Prefiero ser las olas, la mirada y la marea.





lunes, 9 de agosto de 2021

Deseando cantar bajo la lluvia

Exterior. Madrugada de agosto.

¿Y si me abro? Si cojo impulso suficiente podré tensar el mecanismo que me mantiene cerrado y buscar al desalmado que me dejó aquí con pinta de imbécil, en esta tórrida noche de verano, sin saber qué hacer, ni para qué sirvo, si para sobrevolar tejados con mujeres que cuelgan de mí, para proteger de la lluvia o, y eso es lo que más me preocupa, para evitar que el sol le queme la cara a la gente. Porque, si ese es el caso, deberé pensar que llevo toda mi vida equivocado y que, definitivamente, no soy un paraguas, sino una sombrilla y, por lo tanto, tendré que hablar de mí en femenino y dejar de segregar la misma testosterona que, seguramente, ha nublado la mente del cabrón que me ha tirado en una esquina, que ni siquiera es esquina, frente al Gregorio Marañón.
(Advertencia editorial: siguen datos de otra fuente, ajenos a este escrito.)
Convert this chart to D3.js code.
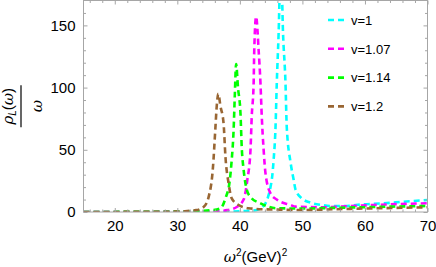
<!DOCTYPE html>
<html>
<head>
<meta charset="utf-8">
<script src="https://cdn.jsdelivr.net/npm/d3@7"></script>
<style>
  body { margin: 0; background: #fff; }
  svg { display: block; font-family: "Liberation Sans", Arial, sans-serif; }
</style>
</head>
<body>
<svg id="chart" width="436" height="267"></svg>
<script>
// values, [omega^2, rho_L/omega]
var seriesNames = ["v=1", "v=1.07", "v=1.14", "v=1.2"];
var seriesColors = ["#00ffff", "#ff00ff", "#00ff00", "#996633"];

var curveV100 = [[15,0],[30,0.1],[38,0.3],[41,0.8],[42.7,1.6],[43.6,4],[44.1,7],[44.5,12],[44.9,20],[45.2,30],
  [45.4,42],[45.7,68],[45.9,103],[46.2,144],[46.55,205],[46.9,144],[47.3,103],[47.5,68],[48.1,40],[48.6,26],
  [48.9,18],[49.9,11],[51.3,7.5],[53.1,5.6],[54.7,4.8],[56.6,4.8],[59.8,6.2],[63,7],[66.2,8.3],[70,9.6]];

var curveV107 = [[15,0],[30,0.1],[36,0.5],[38,1.5],[39.5,4],[40.6,10],[41.2,26],[41.7,50],[41.9,77],[42.2,103],
  [42.3,130],[42.6,157],[43.0,130],[43.3,103],[43.5,77],[43.8,50],[44.1,31],[44.9,15],[45.9,10],[48.1,5.6],
  [48.9,4.3],[53.4,3.8],[57,4.6],[61.4,5.6],[65,6.3],[70,7]];

var curveV114 = [[15,0],[30,0.3],[33,0.8],[35.5,1.5],[36.9,3],[37.7,11],[38.4,26],[38.7,42],[39.0,66],[39.2,95],
  [39.4,119],[39.7,100],[40.1,79],[40.3,52],[40.6,34],[41.1,18],[41.7,12],[43.3,7],[45.9,3],[50,2.8],
  [55,3.3],[60,3.9],[65,4.4],[70,4.8]];

var curveV120 = [[15,0],[28,0.2],[31,0.6],[33,1.5],[34.2,4],[35.0,12],[35.7,36],[36.07,66],[36.3,85],[36.55,95],
  [36.9,85],[37.4,71],[37.7,44],[38.2,23],[38.7,11],[39.8,5.6],[41.4,3],[45,2],[50,1.6],[55,2.2],
  [60,2.8],[65,3.3],[70,3.8]];

var allCurves = [curveV100, curveV107, curveV114, curveV120];

var xTicks = [20, 30, 40, 50, 60, 70];
var yTicks = [0, 50, 100, 150];

var svg = d3.select("#chart");
var plotL = 83.5, plotR = 427.5, plotT = 0.5, plotB = 212;

var x = d3.scaleLinear().domain([15, 70]).range([plotL, plotR]);
var y = d3.scaleLinear().domain([0, 170]).range([plotB, plotT]);

var frameColor = "#a6a6a6";

svg.append("defs").append("clipPath").attr("id", "plotclip")
  .append("rect").attr("x", plotL).attr("y", plotT).attr("width", plotR - plotL).attr("height", plotB - plotT);

// curves (cyan first, brown last so it sits on top)
var line = d3.line().x(function(d) { return x(d[0]); }).y(function(d) { return y(d[1]); })
  .curve(d3.curveMonotoneX);

var plot = svg.append("g").attr("clip-path", "url(#plotclip)");
allCurves.forEach(function(c, i) {
  plot.append("path").datum(c)
    .attr("d", line)
    .attr("fill", "none")
    .attr("stroke", seriesColors[i])
    .attr("stroke-width", 2.6)
    .attr("stroke-dasharray", "6,4");
});

// frame with inward ticks on all sides
svg.append("rect").attr("x", plotL).attr("y", plotT).attr("width", plotR - plotL).attr("height", plotB - plotT)
  .attr("fill", "none").attr("stroke", frameColor).attr("stroke-width", 1);

var xMinor = d3.range(16, 70, 2).filter(function(v) { return v % 10 !== 0; });
var yMinor = d3.range(10, 170, 10).filter(function(v) { return v % 50 !== 0; });

function styleAxis(g) {
  g.select(".domain").remove();
  g.selectAll("line").attr("stroke", frameColor);
  g.selectAll("text").attr("fill", "#000").style("font-size", "15px").style("font-family", "Liberation Sans, Arial, sans-serif");
}
svg.append("g").attr("transform", "translate(0," + plotB + ")")
  .call(d3.axisBottom(x).tickValues(xTicks).tickSize(-4).tickPadding(8)).call(styleAxis);
svg.append("g").attr("transform", "translate(0," + plotT + ")")
  .call(d3.axisTop(x).tickValues(xTicks).tickSize(-4).tickFormat("")).call(styleAxis);
svg.append("g").attr("transform", "translate(" + plotL + ",0)")
  .call(d3.axisLeft(y).tickValues(yTicks).tickSize(-4).tickPadding(8)).call(styleAxis);
svg.append("g").attr("transform", "translate(" + plotR + ",0)")
  .call(d3.axisRight(y).tickValues(yTicks).tickSize(-4).tickFormat("")).call(styleAxis);

// minor ticks
svg.append("g").attr("transform", "translate(0," + plotB + ")")
  .call(d3.axisBottom(x).tickValues(xMinor).tickSize(-2.5).tickFormat("")).call(styleAxis);
svg.append("g").attr("transform", "translate(0," + plotT + ")")
  .call(d3.axisTop(x).tickValues(xMinor).tickSize(-2.5).tickFormat("")).call(styleAxis);
svg.append("g").attr("transform", "translate(" + plotL + ",0)")
  .call(d3.axisLeft(y).tickValues(yMinor).tickSize(-2.5).tickFormat("")).call(styleAxis);
svg.append("g").attr("transform", "translate(" + plotR + ",0)")
  .call(d3.axisRight(y).tickValues(yMinor).tickSize(-2.5).tickFormat("")).call(styleAxis);

// legend
var legend = svg.append("g");
seriesNames.forEach(function(name, i) {
  var ly = 20 + i * 28.8;
  legend.append("line").attr("x1", 328).attr("x2", 344).attr("y1", ly).attr("y2", ly)
    .attr("stroke", seriesColors[i]).attr("stroke-width", 2.6).attr("stroke-dasharray", "6,4");
  legend.append("text").attr("x", 351).attr("y", ly + 4.7).style("font-size", "13px").text(name);
});

// x axis title
var xt = svg.append("text").attr("x", (plotL + plotR) / 2).attr("y", 262)
  .attr("text-anchor", "middle").style("font-size", "15px");
xt.append("tspan").style("font-style", "italic").style("font-family", "DejaVu Serif, serif").text("ω");
xt.append("tspan").attr("dy", -6).style("font-size", "10px").text("2");
xt.append("tspan").attr("dy", 6).text("(GeV)");
xt.append("tspan").attr("dy", -6).style("font-size", "10px").text("2");

// y axis title, rotated fraction
var yt = svg.append("g").attr("transform", "translate(21," + ((plotT + plotB) / 2) + ") rotate(-90)");
yt.append("line").attr("x1", -21).attr("x2", 21).attr("y1", 0).attr("y2", 0)
  .attr("stroke", "#000").attr("stroke-width", 1.2);
var num = yt.append("text").attr("x", 0).attr("y", -8).attr("text-anchor", "middle").style("font-size", "15px");
num.append("tspan").style("font-style", "italic").style("font-family", "DejaVu Serif, serif").text("ρ");
num.append("tspan").attr("dy", 3).style("font-size", "10px").style("font-style", "italic").text("L");
num.append("tspan").attr("dy", -3).text("(");
num.append("tspan").style("font-style", "italic").style("font-family", "DejaVu Serif, serif").text("ω");
num.append("tspan").text(")");
yt.append("text").attr("x", 0).attr("y", 21).attr("text-anchor", "middle")
  .style("font-size", "15px").style("font-style", "italic").style("font-family", "DejaVu Serif, serif").text("ω");
</script>
</body>
</html>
Desde luego, si lo que quería el tipo en cuestión era crearme una crisis de identidad, lo está consiguiendo. Pero lo malo de esta situación absurda es que carezco por completo del sentido del tiempo. No del atmosférico, que tampoco estoy tan idiota (sé que hace calor, mucho calor, calor de esos que hace que el asfalto huela a asfalto caliente recién tirado), sino del tiempo tiempo tiempo. El tiempo que pasa, el que se va, el que hace que la vida empiece y termine; el que convierte el amor en convivencia cordial; el que arruga las caras y destensa los músculos de los culos más duros; el que te mira a los ojos y te dice que ya está, que ya pasó Tu Tiempo. Ese tiempo me tiene hecho mierda, porque no sé ni cuánto llevo aquí ni cuánto me queda.

Soy una suma de tela impermeable dispuesta de forma cóncava sobre una serie de varillas metálicas, que se abren y se cierran sobre un eje central accionando un simple ingenio que ahora me mantiene cerrado y en posición vertical. Estoy apoyado sobre una puntera de madera y coronado por una empuñadura que permite a la gente cogerme, elevarme sobre sus cabezas y protegerse. Eso es lo que sé de mí.
Tela, varillas, empuñadura. Tela, varillas, empuñadura.
Esa es mi letanía.
Dicen que dentro de poco lloverá. No estoy seguro. No sé si debería decir, no estoy segura.
Sólo sé que estoy deseando cantar bajo la lluvia.